Improving macro adjustments to boost confidence of micro entities

BY YANG YAOWU and ZHANG PING | 09-22-2022
Chinese Social Sciences Today

The Beijing Stock Exchange facilitates the flourishing of SMEs. Photo: CFP


China’s macroeconomic status has been the result of many microeconomic entities’ participation in socioeconomic activities, based on their own optimal decisions, within an established macro environment. Micro entities usually take the macro environment as exogenously given, and often believe that their own behaviors can hardly change the entire macro environment. When the economy encounters big negative shocks, decisions made by micro entities based on the unfavorable macro environment may form a negative feedback mechanism, exposing the economy to large fluctuations. Macro policies bear the responsibility of stabilizing the economy.


Liquidity trap 

In the 1930s, the West experienced the most serious economic crisis since the birth of capitalist society, and the Keynesian theory, which emphasized government interventions, was gradually formed in the crisis-aversion process. Since then, government interventions have been considered the decisive force for breaking micro entities’ negative feedback mechanisms and resolving their predicaments.


When the interest rate falls to a certain level, most people prefer to hold cash rather than bonds. In these cases, the monetary authority loses its effective control over the interest rate. This situation is called a “liquidity trap.”


When there are more ways to allocate assets in the market, with the increasing openness of the financial industry, a “liquidity trap” within a country might take shape even when the interest rate is relatively high.


Expansionary fiscal policy  

To escape from the “liquidity trap” and to allow capital released by an easy monetary policy to flow into the real economy, so as to effectively promote current consumption and investment, and enhance the endogenous impetus of economic growth, an expansionary fiscal policy is needed to drive the real sector to improve the rates of return, and the growth of residents’ income, to reverse micro entities’ downward expectations of the economy. 


At present, China’s economy is suffering from the supply shock caused by the rising prices of raw materials upstream, as well as the impact of contracting overseas demand and falling domestic demand. The expected return on investment by brick-and-mortar enterprises and the expected income of residents is decreasing. In this scenario, it is necessary to realize the fiscal expansion as a first step to drive the expected return of enterprises and the expected income of residents to rebound, to break the predicament faced by micro entities, and to enhance the endogenous momentum of economic growth.

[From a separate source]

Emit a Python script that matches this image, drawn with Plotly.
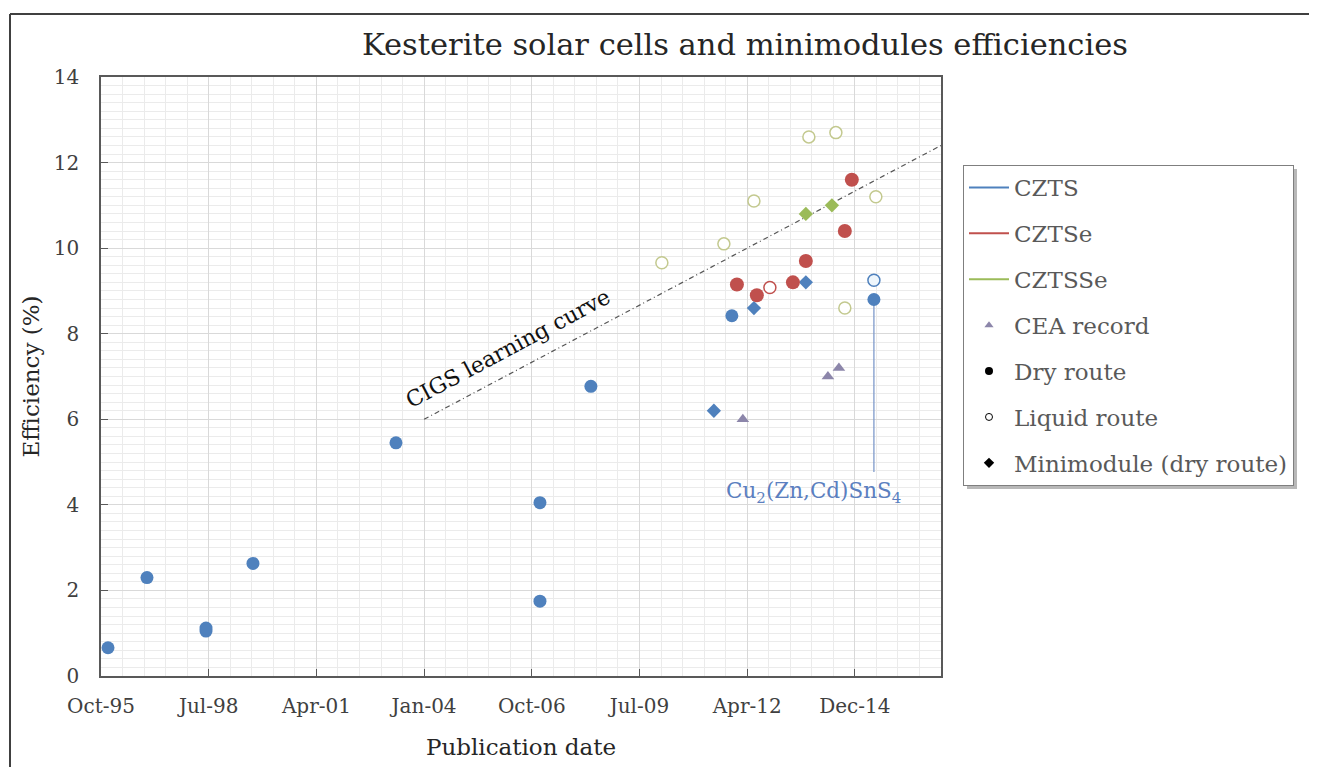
import plotly.graph_objects as go

# ---------------- data ----------------
tick_dates = ["1995-10-28", "1998-07-24", "2001-04-19", "2004-01-14",
              "2006-10-11", "2009-07-06", "2012-04-01", "2014-12-27"]
tick_labels = ["Oct-95", "Jul-98", "Apr-01", "Jan-04", "Oct-06", "Jul-09", "Apr-12", "Dec-14"]
x_range = ["1995-10-28", "2017-03-06"]

czts_dry_dates = ["1996-01-01", "1996-12-28", "1998-06-29", "1998-06-29", "1999-09-08",
                  "2003-04-28", "2006-12-25", "2006-12-25", "2008-04-11", "2011-11-11",
                  "2015-06-22"]
czts_dry_eff = [0.66, 2.3, 1.05, 1.12, 2.63, 5.45, 4.05, 1.75, 6.77, 8.42, 8.8]

czts_liquid_dates = ["2015-06-22"]
czts_liquid_eff = [9.25]

czts_module_dates = ["2011-05-28", "2012-06-03", "2013-09-28"]
czts_module_eff = [6.2, 8.6, 9.2]

cztse_dry_dates = ["2011-12-28", "2012-06-30", "2013-05-31", "2013-09-28", "2014-09-25", "2014-11-29"]
cztse_dry_eff = [9.15, 8.9, 9.2, 9.7, 10.4, 11.6]

cztse_liquid_dates = ["2012-10-29"]
cztse_liquid_eff = [9.08]

cztsse_liquid_dates = ["2010-01-30", "2011-08-29", "2012-06-03", "2013-10-26",
                       "2014-07-04", "2014-09-25", "2015-07-10"]
cztsse_liquid_eff = [9.66, 10.1, 11.1, 12.6, 12.7, 8.6, 11.2]

cztsse_module_dates = ["2013-09-28", "2014-05-28"]
cztsse_module_eff = [10.8, 11.0]

cea_dates = ["2012-02-21", "2014-04-21", "2014-08-01"]
cea_eff = [6.0, 7.0, 7.2]

cigs_dates = ["2004-01-14", "2017-03-06"]
cigs_eff = [6.0, 12.4]

# Cu2(Zn,Cd)SnS4 label: leader from this efficiency down, label placed here
cdzts_leader_bottom = 4.77
cdzts_label_date = "2013-12-12"
cdzts_label_eff = 4.3

cigs_label_date = "2006-03-03"
cigs_label_eff = 7.66

# ---------------- styling ----------------
FONT = "DejaVu Serif"
BLUE = "#4F81BD"
RED = "#C0504D"
GREEN = "#9BBB59"
PURPLE = "#8C86AA"
OLIVE = "#C3C98F"
TXT = "#404040"

# the page body adds an 8 px offset; the figure is sized/placed to compensate
OFF = 8
W, H = 1317 - OFF, 767 - OFF
PL, PR, PT, PB = 101 - OFF, 941 - OFF, 77 - OFF, 676 - OFF   # plot area in figure px


def px_x(px):   # screen px -> paper x
    return (px - 101) / 840


def px_y(py):   # screen px -> paper y
    return (676 - py) / 599


fig = go.Figure()

# CIGS learning curve
fig.add_trace(go.Scatter(x=cigs_dates, y=cigs_eff, mode="lines",
                         line=dict(color="#555555", width=1.2, dash="5px,3px,1px,3px"),
                         showlegend=False, hoverinfo="skip"))

# leader line for the Cu2(Zn,Cd)SnS4 point
fig.add_trace(go.Scatter(x=[czts_dry_dates[-1], czts_dry_dates[-1]],
                         y=[cdzts_leader_bottom, czts_dry_eff[-1]], mode="lines",
                         line=dict(color="#7f9acb", width=1.3),
                         showlegend=False, hoverinfo="skip"))


def pts(x, y, symbol, size, color, line_color=None, line_width=0):
    fig.add_trace(go.Scatter(
        x=x, y=y, mode="markers", showlegend=False,
        marker=dict(symbol=symbol, size=size, color=color,
                    line=dict(color=line_color or color, width=line_width))))


pts(cztsse_liquid_dates, cztsse_liquid_eff, "circle", 12, "white", OLIVE, 1.5)
pts(cztse_liquid_dates, cztse_liquid_eff, "circle", 12, "white", RED, 1.5)
pts(czts_liquid_dates, czts_liquid_eff, "circle", 12, "#eef6fc", BLUE, 1.5)
pts(czts_dry_dates, czts_dry_eff, "circle", 13, BLUE)
pts(czts_module_dates, czts_module_eff, "diamond", 11, BLUE)
pts(cztse_dry_dates, cztse_dry_eff, "circle", 14, RED)
pts(cztsse_module_dates, cztsse_module_eff, "diamond", 11, GREEN)
pts(cea_dates, cea_eff, "triangle-up", 11, PURPLE)

# legend-only entries
legend_items = [
    dict(name="CZTS", mode="lines", line=dict(color=BLUE, width=2)),
    dict(name="CZTSe", mode="lines", line=dict(color=RED, width=2)),
    dict(name="CZTSSe", mode="lines", line=dict(color=GREEN, width=2)),
    dict(name="CEA record", mode="markers", marker=dict(symbol="triangle-up", size=8, color=PURPLE)),
    dict(name="Dry route", mode="markers", marker=dict(symbol="circle", size=8, color="black")),
    dict(name="Liquid route", mode="markers",
         marker=dict(symbol="circle-open", size=7, color="black", line=dict(width=1))),
    dict(name="Minimodule (dry route)", mode="markers", marker=dict(symbol="diamond", size=8, color="black")),
]
for i, it in enumerate(legend_items):
    fig.add_trace(go.Scatter(x=[None], y=[None], legendgroup=f"g{i}", showlegend=True, **it))

fig.update_layout(
    width=W, height=H,
    margin=dict(l=PL, r=W - PR, t=PT, b=H - PB),
    paper_bgcolor="white", plot_bgcolor="white",
    font=dict(family=FONT, color=TXT),
    title=dict(text="Kesterite solar cells and minimodules efficiencies",
               x=(745 - OFF) / W, xref="container", xanchor="center",
               y=1 - (44 - OFF) / H, yref="container", yanchor="middle",
               font=dict(family=FONT, size=30.5, color="#262626")),
    legend=dict(x=px_x(963), y=px_y(165), xanchor="left", yanchor="top",
                bordercolor="#7f7f7f", borderwidth=1, bgcolor="white",
                font=dict(family=FONT, size=23, color="#595959"),
                tracegroupgap=13, traceorder="grouped", itemwidth=40),
    showlegend=True,
)

fig.update_xaxes(
    type="date", range=x_range,
    tickmode="array", tickvals=tick_dates, ticktext=tick_labels,
    tickfont=dict(family=FONT, size=20, color=TXT),
    ticks="inside", ticklen=7, tickcolor="#595959", ticklabelstandoff=11,
    showline=True, linecolor="#595959", linewidth=1.6, mirror=True,
    showgrid=True, gridcolor="#d9d9d9", gridwidth=1,
    minor=dict(tick0=x_range[0], dtick=200 * 86400000, showgrid=True,
               gridcolor="#ebebeb", gridwidth=1),
    title=dict(text="Publication date", font=dict(family=FONT, size=23, color="#262626"),
               standoff=22),
    zeroline=False,
)
fig.update_yaxes(
    range=[0, 14], dtick=2, tick0=0,
    tickfont=dict(family=FONT, size=20, color=TXT),
    ticks="inside", ticklen=7, tickcolor="#595959", ticklabelstandoff=16,
    showline=True, linecolor="#595959", linewidth=1.6, mirror=True,
    showgrid=True, gridcolor="#d9d9d9", gridwidth=1,
    minor=dict(dtick=0.2, showgrid=True, gridcolor="#ebebeb", gridwidth=1),
    title=dict(text="Efficiency (%)", font=dict(family=FONT, size=23, color="#262626"),
               standoff=8),
    zeroline=False,
)

fig.add_annotation(x=cigs_label_date, y=cigs_label_eff, text="CIGS learning curve",
                   showarrow=False, textangle=-28,
                   font=dict(family=FONT, size=22, color="#111111"))
fig.add_annotation(x=cdzts_label_date, y=cdzts_label_eff,
                   text="Cu<sub>2</sub>(Zn,Cd)SnS<sub>4</sub>",
                   showarrow=False, font=dict(family=FONT, size=21.5, color="#5b7fc0"))

# legend drop shadow (legend box itself is drawn above shapes)
fig.add_shape(type="rect", xref="paper", yref="paper",
              x0=px_x(967), x1=px_x(1297), y0=px_y(489), y1=px_y(169),
              line=dict(width=0), fillcolor="#b8b8b8", layer="above")

# outer chart-area frame (top and left edges visible)
fx = px_x(10)
fy = px_y(14)
fig.add_shape(type="line", xref="paper", yref="paper",
              x0=fx, x1=1.5, y0=fy, y1=fy, line=dict(color="#404040", width=2))
fig.add_shape(type="line", xref="paper", yref="paper",
              x0=fx, x1=fx, y0=-0.2, y1=fy, line=dict(color="#404040", width=2))

fig.write_html("out.html")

Coordinating monetary policy  

In the context of an easy monetary  policy’s limited influence on increasing employment and the real output, the monetary policy is not inactive. At this time, more attention should be paid to changes in asset prices. Because when the economy suffers negative shocks, a faster decline in asset prices may trigger a “financial accelerator” effect, amplifying the impact of shocks to the real economy. 


Macro policy adjustments 

In order to achieve annual socioeconomic development goals, we should improve macro policy adjustments, effectively control key risks, and stabilize the macroeconomic market.


First, it is advisable to issue special treasury bonds, increase the expansion of fiscal policies, and drive the growth of residents’ incomes and the expected income of market entities. Second, greater attention should be paid to the risks that may be brought about by the rapid decline in asset prices, to prevent the formation of a “financial accelerator” effect. Third, it is crucial to focus on the use of structural policies to improve the effectiveness of macro policies. Fourth, continuous improvement in the confidence of micro entities is the key to reversing an economic downturn. 


China’s responses to the Asian Financial Crisis in 1997, the Global Financial Crisis in 2008, and the issuance of special treasury bonds in 2020 to deal with the impact of the COVID-19, have fully demonstrated the effectiveness of the government’s macro policy interventions. The COVID-19 must be controlled, the economy stabilized, and development safeguarded. Through the effective implementation of macro policies, which stimulate the vitality of each micro entity, it can be expected that China’s economy will continue to pursue progress while ensuring stability.


Yang Yaowu (associate research fellow) and Zhang Ping  (research fellow) are from the Institute of Economics at the Chinese Academy of Social Sciences.